What you will do —
Starting from the top of the material, restate each line exactly until the line that contains "import pandas as pd", which is also copied. Pictures are excluded.

Dataset extract —
# # # # #
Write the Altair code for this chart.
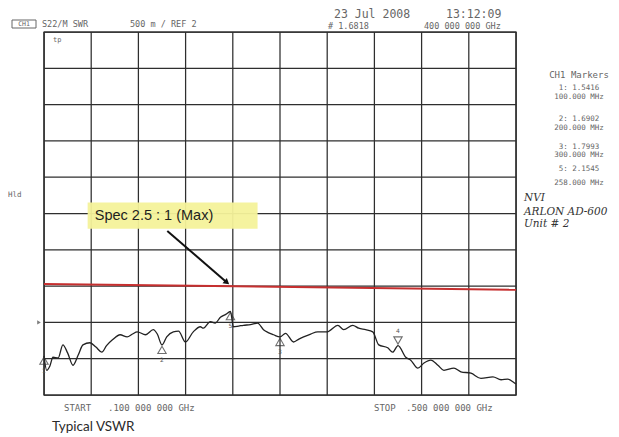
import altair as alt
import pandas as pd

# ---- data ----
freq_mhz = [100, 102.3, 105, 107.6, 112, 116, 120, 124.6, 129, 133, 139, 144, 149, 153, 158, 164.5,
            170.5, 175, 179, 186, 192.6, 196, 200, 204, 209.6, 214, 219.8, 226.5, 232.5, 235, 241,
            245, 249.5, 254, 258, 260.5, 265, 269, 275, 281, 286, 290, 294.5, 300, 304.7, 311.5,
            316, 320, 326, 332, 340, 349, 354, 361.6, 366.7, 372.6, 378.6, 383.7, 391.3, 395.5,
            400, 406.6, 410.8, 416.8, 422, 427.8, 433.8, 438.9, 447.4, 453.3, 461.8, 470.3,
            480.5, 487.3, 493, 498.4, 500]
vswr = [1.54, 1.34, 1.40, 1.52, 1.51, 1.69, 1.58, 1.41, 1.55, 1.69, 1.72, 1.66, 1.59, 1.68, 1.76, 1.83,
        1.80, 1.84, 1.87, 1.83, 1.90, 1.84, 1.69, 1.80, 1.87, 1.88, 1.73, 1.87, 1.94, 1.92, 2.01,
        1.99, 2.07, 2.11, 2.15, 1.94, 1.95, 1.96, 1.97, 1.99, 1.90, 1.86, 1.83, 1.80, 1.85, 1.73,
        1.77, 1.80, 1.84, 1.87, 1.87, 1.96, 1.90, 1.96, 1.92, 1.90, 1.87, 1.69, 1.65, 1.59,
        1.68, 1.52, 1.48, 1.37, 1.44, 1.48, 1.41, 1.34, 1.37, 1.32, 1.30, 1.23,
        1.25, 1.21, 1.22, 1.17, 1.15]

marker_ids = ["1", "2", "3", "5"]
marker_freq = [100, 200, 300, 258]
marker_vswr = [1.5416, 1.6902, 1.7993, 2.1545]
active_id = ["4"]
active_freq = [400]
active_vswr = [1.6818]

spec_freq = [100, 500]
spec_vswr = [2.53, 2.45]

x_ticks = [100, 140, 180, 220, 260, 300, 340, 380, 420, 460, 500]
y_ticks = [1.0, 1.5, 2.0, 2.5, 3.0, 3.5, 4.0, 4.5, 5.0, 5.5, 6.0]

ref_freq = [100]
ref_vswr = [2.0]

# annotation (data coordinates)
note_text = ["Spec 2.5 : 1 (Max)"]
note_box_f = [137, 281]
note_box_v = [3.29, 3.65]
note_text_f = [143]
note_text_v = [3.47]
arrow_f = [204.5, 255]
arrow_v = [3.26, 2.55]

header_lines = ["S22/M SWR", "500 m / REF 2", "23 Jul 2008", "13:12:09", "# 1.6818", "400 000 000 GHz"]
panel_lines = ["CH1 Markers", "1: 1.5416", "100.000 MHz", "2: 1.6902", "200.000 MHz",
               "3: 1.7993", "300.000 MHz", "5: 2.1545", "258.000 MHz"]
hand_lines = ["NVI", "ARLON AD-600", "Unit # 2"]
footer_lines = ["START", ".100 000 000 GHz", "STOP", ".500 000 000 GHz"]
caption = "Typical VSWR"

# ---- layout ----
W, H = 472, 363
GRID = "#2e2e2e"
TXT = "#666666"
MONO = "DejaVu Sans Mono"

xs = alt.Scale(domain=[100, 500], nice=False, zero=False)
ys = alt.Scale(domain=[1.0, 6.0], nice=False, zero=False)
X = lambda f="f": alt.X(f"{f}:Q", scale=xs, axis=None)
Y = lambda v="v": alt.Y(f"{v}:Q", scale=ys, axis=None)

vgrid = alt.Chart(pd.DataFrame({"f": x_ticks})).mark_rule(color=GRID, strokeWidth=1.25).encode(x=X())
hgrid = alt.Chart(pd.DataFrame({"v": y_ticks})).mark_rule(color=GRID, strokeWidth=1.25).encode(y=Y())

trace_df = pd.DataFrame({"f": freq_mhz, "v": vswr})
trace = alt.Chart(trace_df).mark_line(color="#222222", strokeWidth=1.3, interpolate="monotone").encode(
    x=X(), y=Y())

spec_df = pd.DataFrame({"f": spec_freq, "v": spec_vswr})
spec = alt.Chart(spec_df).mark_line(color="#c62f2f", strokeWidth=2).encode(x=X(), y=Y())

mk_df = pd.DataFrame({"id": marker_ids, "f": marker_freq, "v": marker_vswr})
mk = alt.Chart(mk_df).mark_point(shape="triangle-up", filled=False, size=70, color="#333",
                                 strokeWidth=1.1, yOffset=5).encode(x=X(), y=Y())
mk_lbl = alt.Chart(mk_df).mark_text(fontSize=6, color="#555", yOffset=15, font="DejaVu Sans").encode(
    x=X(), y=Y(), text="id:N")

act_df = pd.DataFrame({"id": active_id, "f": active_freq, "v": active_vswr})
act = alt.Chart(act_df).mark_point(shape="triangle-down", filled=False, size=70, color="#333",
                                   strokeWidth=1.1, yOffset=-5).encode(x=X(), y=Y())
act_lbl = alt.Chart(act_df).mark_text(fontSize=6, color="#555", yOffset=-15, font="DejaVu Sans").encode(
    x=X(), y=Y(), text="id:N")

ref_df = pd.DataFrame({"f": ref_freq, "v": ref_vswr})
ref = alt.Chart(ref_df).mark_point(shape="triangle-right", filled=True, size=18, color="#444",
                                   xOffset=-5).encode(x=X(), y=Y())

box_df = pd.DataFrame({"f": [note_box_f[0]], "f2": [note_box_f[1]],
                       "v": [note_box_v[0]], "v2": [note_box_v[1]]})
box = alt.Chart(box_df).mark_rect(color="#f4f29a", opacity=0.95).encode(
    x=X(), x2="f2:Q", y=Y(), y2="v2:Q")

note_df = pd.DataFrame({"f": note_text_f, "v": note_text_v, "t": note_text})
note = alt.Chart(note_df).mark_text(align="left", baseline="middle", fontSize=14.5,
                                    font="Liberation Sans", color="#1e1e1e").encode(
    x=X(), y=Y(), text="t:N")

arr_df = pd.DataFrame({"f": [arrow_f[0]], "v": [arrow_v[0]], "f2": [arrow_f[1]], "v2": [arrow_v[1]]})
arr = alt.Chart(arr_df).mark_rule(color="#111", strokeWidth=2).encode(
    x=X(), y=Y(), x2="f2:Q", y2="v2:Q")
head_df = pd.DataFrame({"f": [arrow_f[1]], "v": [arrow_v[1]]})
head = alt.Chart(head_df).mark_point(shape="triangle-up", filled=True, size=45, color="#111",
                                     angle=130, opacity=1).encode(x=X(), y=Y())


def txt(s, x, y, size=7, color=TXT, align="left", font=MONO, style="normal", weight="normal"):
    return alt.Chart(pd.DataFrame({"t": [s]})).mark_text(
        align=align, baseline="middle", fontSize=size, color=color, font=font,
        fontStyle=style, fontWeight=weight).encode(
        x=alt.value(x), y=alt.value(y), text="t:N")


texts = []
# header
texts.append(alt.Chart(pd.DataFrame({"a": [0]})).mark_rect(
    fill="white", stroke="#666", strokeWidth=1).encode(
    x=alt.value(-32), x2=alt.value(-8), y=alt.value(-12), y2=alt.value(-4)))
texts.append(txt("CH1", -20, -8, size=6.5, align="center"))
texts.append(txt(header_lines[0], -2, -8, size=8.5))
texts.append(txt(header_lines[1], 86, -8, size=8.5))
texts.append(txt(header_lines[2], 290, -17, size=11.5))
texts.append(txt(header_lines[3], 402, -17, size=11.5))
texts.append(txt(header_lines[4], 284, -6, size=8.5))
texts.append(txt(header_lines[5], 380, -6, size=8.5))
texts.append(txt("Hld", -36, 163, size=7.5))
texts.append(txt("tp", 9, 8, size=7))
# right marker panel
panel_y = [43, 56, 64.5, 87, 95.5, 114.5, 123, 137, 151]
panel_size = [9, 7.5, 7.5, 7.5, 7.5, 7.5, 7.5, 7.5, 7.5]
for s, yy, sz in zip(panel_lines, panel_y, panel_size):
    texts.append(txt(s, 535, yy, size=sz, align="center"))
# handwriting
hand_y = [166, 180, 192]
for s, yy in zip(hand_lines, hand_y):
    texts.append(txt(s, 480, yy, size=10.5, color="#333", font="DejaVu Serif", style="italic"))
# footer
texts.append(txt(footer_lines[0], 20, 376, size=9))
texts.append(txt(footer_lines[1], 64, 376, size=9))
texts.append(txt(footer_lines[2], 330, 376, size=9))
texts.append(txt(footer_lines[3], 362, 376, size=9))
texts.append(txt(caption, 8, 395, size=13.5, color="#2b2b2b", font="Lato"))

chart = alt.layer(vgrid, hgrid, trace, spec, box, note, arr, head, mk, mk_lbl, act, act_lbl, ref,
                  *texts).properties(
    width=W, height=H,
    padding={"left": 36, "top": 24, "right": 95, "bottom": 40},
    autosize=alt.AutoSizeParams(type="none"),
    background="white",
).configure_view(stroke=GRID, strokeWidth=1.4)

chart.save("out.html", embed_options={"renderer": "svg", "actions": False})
# # # # #
Solution to this problem —
Write the Altair code for this chart.
import altair as alt
import pandas as pd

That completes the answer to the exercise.